The arguments which I have just quoted are sufficient to convince every genuine country gentleman of the old school that cock-fighting, being a practice which has descended to us from remote antiquity, and a pastime, which in itself is most unobjectionable, ought not to be put down by the innovating spirit of modern Liberalism. But there are other reasons why the game-cock should be an object of affectionate attention to all those who value, as they ought, the privileges of the aristocracy. The game-cock must have good blood in his veins; for, if he have not, it is in vain to expect that he will ever win spurs for himself, or prizes for his owner. He should be sent to the pot rather than to the pit, and should be stewed for the table, rather than be stived or trained for the battle. “Your half-bred caystrell, craven cock,” says Mr. Wilson, “is to be despised:—as soon as he receives any hurt, God be with your game; for he is gone,—the house is too hot,—the fight too fierce,—and the danger too great for him to endure it.” But on your full-bred cock, be he a pile, a black-red, a ginger, a furnace, or a custard, you may bet broad gold to grey groats, that he will not fly from his antagonist, whilst he has life, and that he will “look proudly to heaven from the death-bed of fame,” when he is compelled to resign it. Besides, it is quite evident, from the impatient manner in which he brooks any undue assumption of equality, that he pays a proper respect to the gradations of rank, and is, in point of fact, a warm admirer of absolute power. He is likewise a warm friend to the Protestant ascendancy; for, as Mr. Machrie observes, from the Links of Leith, he was an early preacher of reformation, and convinced Peter, the first Pope, of his Holiness’s fallibility.
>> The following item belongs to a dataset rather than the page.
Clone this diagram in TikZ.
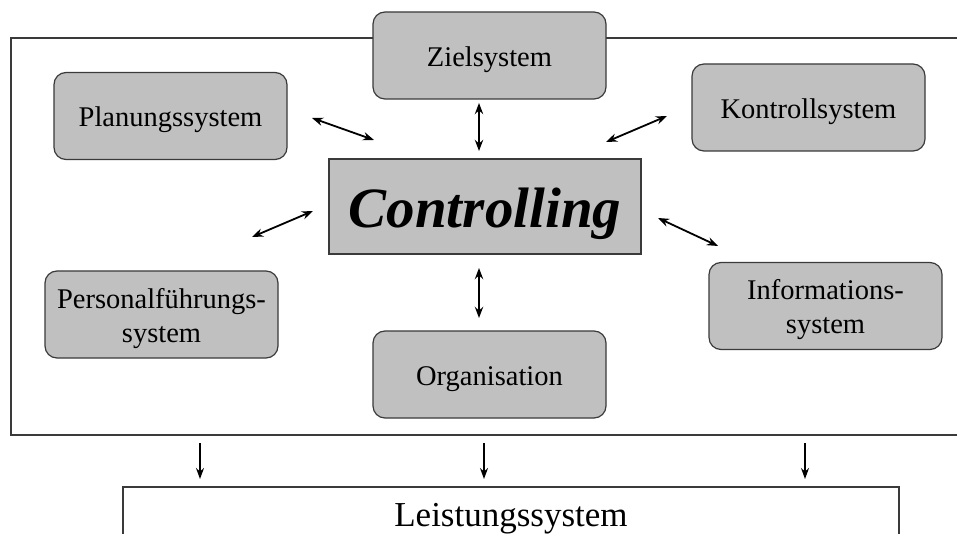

Can then any country gentleman, who venerates high blood, who cherishes the monarchical spirit, and who loves Anti-Catholic principles, calmly behold the game-cock placed, as it were, out of the pale of society, by a measure which would make him bid an eternal farewell to his pugnacious occupation, knowing, as he does, that this bird is friendly to three objects, which he must ever have at heart, whilst he lives, and breathes, and has his being?
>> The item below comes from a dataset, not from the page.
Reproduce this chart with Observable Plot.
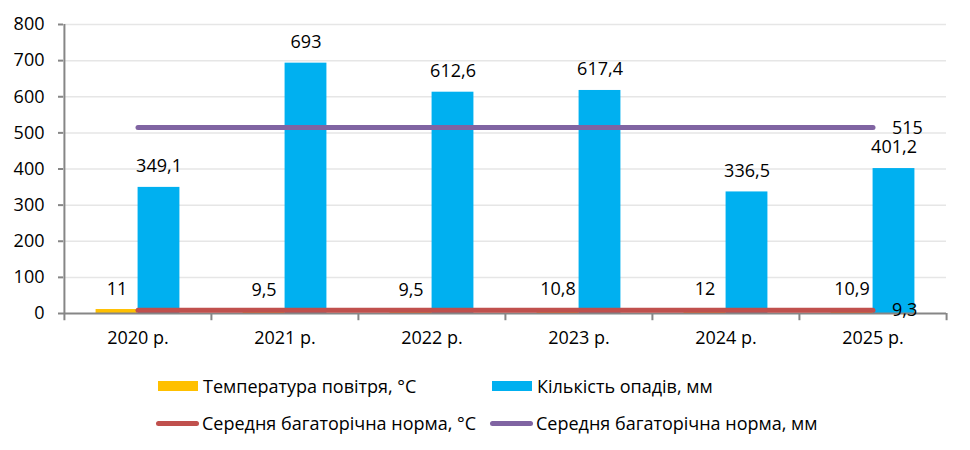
<!DOCTYPE html>
<html><head><meta charset="utf-8">
<script src="https://cdn.jsdelivr.net/npm/d3@7"></script>
<script src="https://cdn.jsdelivr.net/npm/@observablehq/plot@0.6"></script>
<style>
body{margin:0;background:#fff;font-family:"Open Sans",sans-serif;}
#wrap{position:relative;width:970px;height:450px;overflow:hidden;}
#chart{position:absolute;left:0;top:0;}
.leg{position:absolute;font-size:18px;color:#000;display:flex;align-items:center;white-space:nowrap;line-height:20px;height:20px}
.sw{width:40px;height:10px;margin-right:5px;flex:none}
.ln{width:43px;height:5px;border-radius:3px;margin-right:3px;flex:none}
</style></head><body><div id="wrap"><div id="chart"></div></div>
<script>
const years = ["2020 р.", "2021 р.", "2022 р.", "2023 р.", "2024 р.", "2025 р."];
const temperature = [11, 9.5, 9.5, 10.8, 12, 10.9];
const precipitation = [349.1, 693, 612.6, 617.4, 336.5, 401.2];
const normTemperature = 9.3;
const normPrecipitation = 515;
const yTicks = [0, 100, 200, 300, 400, 500, 600, 700, 800];
const seriesNames = ["Температура повітря, °C", "Кількість опадів, мм", "Середня багаторічна норма, °C", "Середня багаторічна норма, мм"];
const colors = ["#FFC000", "#00B0F0", "#C0504D", "#8064A2"];

const W = 970, H = 360, mL = 63, mR = 24, mT = 24, mB = 47;
const bw = (W - mL - mR) / years.length;
const barW = 42;
const inset = (bw - barW) / 2;
const fmt = v => String(v).replace(".", ",");
const axisColor = "#868686";
const fs = 18;

const tempRows = years.map((y, i) => ({year: y, value: temperature[i]}));
const precRows = years.map((y, i) => ({year: y, value: precipitation[i]}));
const normTRows = years.map(y => ({year: y, value: normTemperature}));
const normPRows = years.map(y => ({year: y, value: normPrecipitation}));
const last = years[years.length - 1];

const plot = Plot.plot({
  width: W, height: H,
  marginLeft: mL, marginRight: mR, marginTop: mT, marginBottom: mB,
  style: {fontFamily: '"Open Sans", sans-serif', fontSize: fs + "px", color: "#000", background: "#fff"},
  x: {domain: years, padding: 0, label: null},
  y: {domain: [0, 800], label: null},
  marks: [
    Plot.gridY(yTicks.slice(1), {stroke: "#e6e6e6", strokeOpacity: 1, strokeWidth: 1.5}),
    Plot.barY(tempRows, {x: "year", y: "value", fill: colors[0], insetLeft: inset, insetRight: inset, dx: -barW / 2}),
    Plot.barY(precRows, {x: "year", y: "value", fill: colors[1], insetLeft: inset, insetRight: inset, dx: barW / 2}),
    Plot.ruleY([0], {stroke: axisColor, strokeWidth: 2}),
    Plot.ruleX([years[0]], {x: d => d, dx: -bw / 2, y1: -20, y2: 800, stroke: axisColor, strokeWidth: 2}),
    Plot.ruleX(years.slice(1), {x: d => d, dx: -bw / 2, y1: -20, y2: 0, stroke: axisColor, strokeWidth: 2}),
    Plot.ruleX([last], {x: d => d, dx: bw / 2, y1: -20, y2: 0, stroke: axisColor, strokeWidth: 2}),
    Plot.lineY(normTRows, {x: "year", y: "value", stroke: colors[2], strokeWidth: 5, strokeLinecap: "round"}),
    Plot.lineY(normPRows, {x: "year", y: "value", stroke: colors[3], strokeWidth: 5, strokeLinecap: "round"}),
    Plot.text(tempRows, {x: "year", y: "value", text: d => fmt(d.value), dx: -barW / 2, dy: -20, fill: "#000", fontSize: fs}),
    Plot.text(precRows, {x: "year", y: "value", text: d => fmt(d.value), dx: barW / 2, dy: -21, fill: "#000", fontSize: fs}),
    Plot.text([normTRows[normTRows.length - 1]], {x: "year", y: "value", text: d => fmt(d.value), dx: 19, textAnchor: "start", fill: "#000", fontSize: fs}),
    Plot.text([normPRows[normPRows.length - 1]], {x: "year", y: "value", text: d => fmt(d.value), dx: 19, dy: 1, textAnchor: "start", fill: "#000", fontSize: fs}),
    Plot.axisY({ticks: yTicks, tickSize: 5, tickPadding: 14, stroke: axisColor, strokeWidth: 2, fill: "#000", fontSize: fs, label: null}),
    Plot.axisX({tickSize: 0, tickPadding: 18, fill: "#000", fontSize: fs, label: null})
  ]
});
document.getElementById("chart").appendChild(plot);

const wrap = document.getElementById("wrap");
const legendPos = [
  {left: 158, top: 376, kind: "sw"},
  {left: 492, top: 376, kind: "sw"},
  {left: 156, top: 413, kind: "ln"},
  {left: 490, top: 413, kind: "ln"}
];
seriesNames.forEach((name, i) => {
  const p = legendPos[i];
  const d = document.createElement("div");
  d.className = "leg";
  d.style.left = p.left + "px";
  d.style.top = p.top + "px";
  const s = document.createElement("span");
  s.className = p.kind;
  s.style.background = colors[i];
  const t = document.createElement("span");
  t.textContent = name;
  d.appendChild(s); d.appendChild(t);
  wrap.appendChild(d);
});
</script>
</body></html>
But why should I confine my address to one portion of the community, when I can produce, from these inestimable pamphlets, such cogent arguments in defense of cock-fighting, as will convince a man, even against his will, of the impropriety of checking it? Under the wise regulations of our ancestors, the cock-pit was not less a school for valour than for truth, and modesty, and morality, and every other manly and high-spirited virtue. “In such places,” says Mr. Wilson, “there is no collusion, deceit, fraud, or cozening tolerated; nor any used, as in most other games and pastimes customarily there is;—neither are there any brawlings or quarrels suffered, but all men must use civil and good behavior, what degree or calling soever they be of. And also it is there decreed and set down, as an irrevocable order, that no man, by cursing, banning, or swearing, shall blaspheme God, or take his name in vain; but that all of them shall speak modestly, and deal according to truth; and whosoever shall dissent from it, or do otherwise than is appointed, must undergo the punishment” which the rest of the company may prescribe. The stupidest Whig that ever walked between Westminster Hall and Temple Bar will see with half an eye the advantages resulting from such orderly regulations; but these are by no means the only benefits which the lover of cocking is likely to derive from his attendance in the pit. Mr. Wilson, whose testimony is placed far above all dispute by his long experience, informs us in various parts of his performance, that we may learn there many other good lessons, whereof we may make profitable use, provided that we know how to apply them rightly; as, first of all, “to be valorous, and fight courageously against our enemies; and, as the game-cocks do, never to give over, but either get the victory, or die valiantly”: secondly, “to be vigilant and watchful as they are, and to avoid slothfulness, which generally reigns so much in us;” thirdly, “to be constant and loving to our wives, as they are to their hens, and to be tender and careful over them, which are so nearly and dearly bound to us by the law of God, as to be one flesh, one mind, one faith, and one troth;” and, last of all, “to stretch forth ourselves, and to strain our voices, as they do, in uttering of God’s affairs,” and in noting the soft and silent, but painfully rapid march of time into eternity.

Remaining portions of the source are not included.